In a broader spectrum, they fleece the lean pockets of poor patients or their relatives posing/acting as intermediary between the already coerced clients and abetting insiders on a promise of providing certain services. These include helping to jump the queue, fixing appointments and arranging admission, medicine and treatment, a sort of a package deal dangled before bewildered patients.
In the process, many queued-up patients may be thrown off-line and to their utter frustration, may have to go back home.
Overall, this is reflective of two aberrations of the system making it virtually dysfunctional: In the first place it makes a mockery of public hospitals which have been established with the sole purpose of providing treatment free of cost to ailing people. That's why patients from poor, even middle class households rush to such facilities for treatment. Many do arrive there in terminal condition or otherwise requiring emergency treatment maybe with bleeding injuries requiring immediate attention. And if in that dire context, their relatives or attendants get pestered by hangers-on, subjected to mercenary bargaining or have to wait for an arrangement to be struck before any treatment can even start, their misery could only compound, often spinning beyond repair.
The second aberration is more serious, more corrosive in its effect: It bears the portents of eating into the vitals of not just a system but the society at large. Simply stated, the government has spent huge amounts of money to establish public facilities with recurring expenditures to keep them running. But alas! There you have parasitical people like locusts invasively living off the cream of such institutions.
This has a multiplier effect. It creates greed and spreads its tentacles. Even builders of factories or apartments are resigned to the fact that they have to part with some money to the extortionists to ensure trouble-free execution of their projects. The cost of business having increased for the builder, he will mark up the prices of his services. The consumers will suffer in the end.
The ranks of the weak and vulnerable have been growing in Bangladesh as money being made out of thin air plucked by 'you-scratch –my back and I scratch yours' kind of colluding elements thriving on impunity.
It is the same attitude that created stock market bubbles, banking scams, and even globally, the apocalyptic financial meltdown of 2007-8.
One overarching ramification of all this is explained in simple terms: Ill-gotten money without any trace of origin will have evaded taxes or translated into flight of capital to safe havens. In this trend we are emerging as a noticeable player, certainly not our credit!

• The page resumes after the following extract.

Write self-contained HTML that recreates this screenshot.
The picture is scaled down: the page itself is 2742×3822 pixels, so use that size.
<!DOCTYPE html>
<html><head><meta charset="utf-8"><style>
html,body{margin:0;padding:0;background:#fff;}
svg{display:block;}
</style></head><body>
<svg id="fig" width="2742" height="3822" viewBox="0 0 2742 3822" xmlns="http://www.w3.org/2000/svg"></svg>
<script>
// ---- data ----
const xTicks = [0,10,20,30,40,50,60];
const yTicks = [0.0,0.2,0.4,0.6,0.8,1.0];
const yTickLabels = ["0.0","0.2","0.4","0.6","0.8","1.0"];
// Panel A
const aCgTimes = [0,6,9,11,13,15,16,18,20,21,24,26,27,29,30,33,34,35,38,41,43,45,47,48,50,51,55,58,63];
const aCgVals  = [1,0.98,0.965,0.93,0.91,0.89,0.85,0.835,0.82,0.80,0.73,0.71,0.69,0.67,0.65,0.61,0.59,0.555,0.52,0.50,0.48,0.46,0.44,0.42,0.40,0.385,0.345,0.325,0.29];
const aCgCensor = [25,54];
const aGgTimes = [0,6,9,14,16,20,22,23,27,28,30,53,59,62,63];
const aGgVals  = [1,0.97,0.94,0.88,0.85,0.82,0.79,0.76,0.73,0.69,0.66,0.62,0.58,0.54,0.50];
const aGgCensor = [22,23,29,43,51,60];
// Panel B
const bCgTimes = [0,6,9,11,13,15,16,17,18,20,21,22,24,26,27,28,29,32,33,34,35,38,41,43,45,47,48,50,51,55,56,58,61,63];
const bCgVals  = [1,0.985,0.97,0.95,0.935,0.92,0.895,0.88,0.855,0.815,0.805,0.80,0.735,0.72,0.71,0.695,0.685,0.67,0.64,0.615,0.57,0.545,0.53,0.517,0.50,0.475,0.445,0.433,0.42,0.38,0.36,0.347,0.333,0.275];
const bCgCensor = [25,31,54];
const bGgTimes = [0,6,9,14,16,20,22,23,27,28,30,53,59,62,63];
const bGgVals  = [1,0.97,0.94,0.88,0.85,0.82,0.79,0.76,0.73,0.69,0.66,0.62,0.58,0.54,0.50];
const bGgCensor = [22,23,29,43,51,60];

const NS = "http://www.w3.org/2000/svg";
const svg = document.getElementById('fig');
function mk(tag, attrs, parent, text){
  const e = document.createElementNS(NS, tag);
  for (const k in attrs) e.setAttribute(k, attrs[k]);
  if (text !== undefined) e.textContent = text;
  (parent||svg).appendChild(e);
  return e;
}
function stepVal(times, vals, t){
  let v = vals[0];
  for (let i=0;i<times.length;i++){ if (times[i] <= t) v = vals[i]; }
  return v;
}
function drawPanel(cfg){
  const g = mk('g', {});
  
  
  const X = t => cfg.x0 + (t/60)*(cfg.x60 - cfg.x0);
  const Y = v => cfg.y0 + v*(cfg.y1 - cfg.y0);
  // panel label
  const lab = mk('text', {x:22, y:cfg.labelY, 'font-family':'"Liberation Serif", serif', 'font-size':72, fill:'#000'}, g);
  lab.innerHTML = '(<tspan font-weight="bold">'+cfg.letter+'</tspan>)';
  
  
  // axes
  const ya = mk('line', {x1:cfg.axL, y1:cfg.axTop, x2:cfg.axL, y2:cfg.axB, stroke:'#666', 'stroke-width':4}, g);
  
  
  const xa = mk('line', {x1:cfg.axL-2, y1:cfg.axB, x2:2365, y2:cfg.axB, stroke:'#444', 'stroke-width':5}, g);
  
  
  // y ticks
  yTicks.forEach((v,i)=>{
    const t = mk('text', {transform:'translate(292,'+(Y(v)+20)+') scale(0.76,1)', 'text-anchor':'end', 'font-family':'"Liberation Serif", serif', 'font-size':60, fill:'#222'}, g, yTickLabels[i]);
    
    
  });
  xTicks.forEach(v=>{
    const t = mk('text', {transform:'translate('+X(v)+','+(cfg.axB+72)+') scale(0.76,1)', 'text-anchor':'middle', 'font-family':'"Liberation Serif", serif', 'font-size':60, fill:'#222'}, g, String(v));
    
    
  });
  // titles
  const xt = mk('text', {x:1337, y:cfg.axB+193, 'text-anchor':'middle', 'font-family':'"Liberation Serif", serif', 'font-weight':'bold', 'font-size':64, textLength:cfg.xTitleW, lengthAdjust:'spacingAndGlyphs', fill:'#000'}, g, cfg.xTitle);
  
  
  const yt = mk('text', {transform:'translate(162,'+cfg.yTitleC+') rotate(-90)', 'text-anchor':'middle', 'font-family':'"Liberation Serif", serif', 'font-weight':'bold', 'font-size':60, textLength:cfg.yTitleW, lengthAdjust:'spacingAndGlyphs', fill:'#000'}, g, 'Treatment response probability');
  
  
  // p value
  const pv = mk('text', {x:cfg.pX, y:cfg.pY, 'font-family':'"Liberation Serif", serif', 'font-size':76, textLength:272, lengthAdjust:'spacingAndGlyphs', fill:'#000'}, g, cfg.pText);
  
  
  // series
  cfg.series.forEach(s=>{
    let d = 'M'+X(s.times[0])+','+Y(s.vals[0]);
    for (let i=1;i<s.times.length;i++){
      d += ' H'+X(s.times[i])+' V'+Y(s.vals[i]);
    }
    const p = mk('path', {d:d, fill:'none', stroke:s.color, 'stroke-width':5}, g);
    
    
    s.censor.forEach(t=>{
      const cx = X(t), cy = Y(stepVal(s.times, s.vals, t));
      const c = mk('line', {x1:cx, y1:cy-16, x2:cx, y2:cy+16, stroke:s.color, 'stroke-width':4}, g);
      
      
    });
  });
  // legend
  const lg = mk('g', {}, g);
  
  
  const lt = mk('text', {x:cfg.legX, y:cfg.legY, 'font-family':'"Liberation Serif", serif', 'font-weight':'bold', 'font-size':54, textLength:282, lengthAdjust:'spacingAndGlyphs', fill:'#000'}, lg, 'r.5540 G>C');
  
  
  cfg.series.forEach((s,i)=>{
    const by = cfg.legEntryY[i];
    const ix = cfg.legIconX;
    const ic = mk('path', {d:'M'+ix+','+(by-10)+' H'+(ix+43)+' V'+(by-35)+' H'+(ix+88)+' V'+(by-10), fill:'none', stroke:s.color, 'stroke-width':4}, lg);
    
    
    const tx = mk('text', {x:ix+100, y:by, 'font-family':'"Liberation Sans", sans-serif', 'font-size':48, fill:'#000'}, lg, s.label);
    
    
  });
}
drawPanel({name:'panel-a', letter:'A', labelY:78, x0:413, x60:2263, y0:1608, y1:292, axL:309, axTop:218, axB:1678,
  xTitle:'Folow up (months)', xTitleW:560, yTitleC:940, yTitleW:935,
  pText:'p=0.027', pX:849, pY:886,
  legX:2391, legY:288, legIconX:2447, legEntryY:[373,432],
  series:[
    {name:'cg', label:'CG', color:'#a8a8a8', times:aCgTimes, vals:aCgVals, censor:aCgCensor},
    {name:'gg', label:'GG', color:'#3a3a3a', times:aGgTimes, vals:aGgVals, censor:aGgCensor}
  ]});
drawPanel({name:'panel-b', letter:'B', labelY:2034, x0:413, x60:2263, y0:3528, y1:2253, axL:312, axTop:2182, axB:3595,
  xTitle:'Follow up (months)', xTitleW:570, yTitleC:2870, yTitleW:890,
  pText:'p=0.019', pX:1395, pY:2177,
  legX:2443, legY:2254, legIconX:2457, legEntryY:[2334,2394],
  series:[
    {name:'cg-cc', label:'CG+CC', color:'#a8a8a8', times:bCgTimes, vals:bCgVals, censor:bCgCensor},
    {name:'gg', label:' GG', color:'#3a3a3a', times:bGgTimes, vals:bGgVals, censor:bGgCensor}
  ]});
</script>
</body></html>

Unaccounted for money is susceptible to be ill-spent in drug markets, small arms purchases or financing hideous agendas. All this can destabilise a society.
A turn-around requires a Herculean effort. As Gandhi has put it, 'There is enough in the world for human need but not for human greed'. That is a powerful enough message to be heeded now. And, we must be up to the job of containing excessive greed because we are a conscionable nation deserving to see good sense ultimately prevailing in our midst.